On Thursday, a draft law titled “On Systematizing the Sphere of Youth Policy” was introduced in the State Duma, Russia's lower house of parliament. The law seeks to instill “a willingness in young people to fulfill their constitutional duty to defend the Fatherland.”

In May 2022, just three months after the war began, Putin launched the “Movement of the Firsts,” modeled on the Soviet Pioneers. Schools reinstated weekly flag-raising ceremonies and anthem-singing in the fall of 2022, evoking Soviet-era rituals.

According to a source close to the Kremlin, the presidential administration is dusting off old Soviet practices and studying them closely, particularly those from the Stalinist era and afterward.

“There is no point in reinventing the wheel when we have the example of the late 1930s and the years of the Great Patriotic [War] in front of us. We are taking the practices of our fathers and grandfathers and preparing the younger generation,” the source said.

The Kremlin is now transforming Rosmolodyozh, the Federal Agency for Youth Affairs, into a vast new ideological body tasked with systematizing and unifying all youth ideological education initiatives, from kindergarten to higher education. 

According to Russian media reports, the agency will receive a significant funding boost in the coming year, along with new leadership.

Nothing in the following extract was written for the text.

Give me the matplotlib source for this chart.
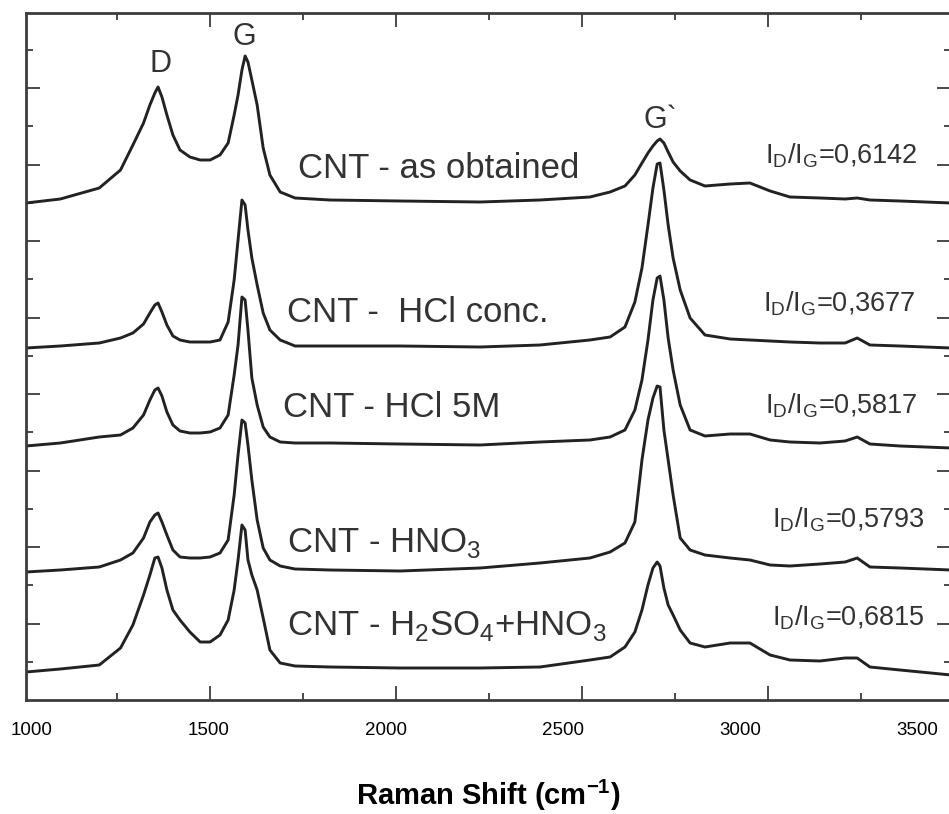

Although Russia’s modern Constitution prohibits the establishment of a state ideology, Rosmolodyozh will effectively function as an arm of state propaganda. 

While Putin has so far resisted his associates’ calls to formally reinstate state ideology in the Constitution, he has repeatedly declared “patriotism” as the only acceptable ideology for modern Russia.

“A new Russian ideology is emerging on the front,” Valery Fadeyev, the Putin-appointed head of the presidential human rights council, said in December 2023.

“There is an obvious problem: All those who said ‘we can repeat [our World War II victory]’, who swore love for the Motherland in peacetime, have now disappeared somewhere. That is, 'patriotism' has turned out to be somehow non-functional and fake,” said exiled political analyst Abbas Gallyamov, a former speechwriter for Putin.

“The authorities have made it their task to correct this situation, to turn 'patriotism' from an abstraction into something more material — convertible into concrete units of cannon fodder. Basically, the authorities are introducing a 'patriotic KPI',” he said.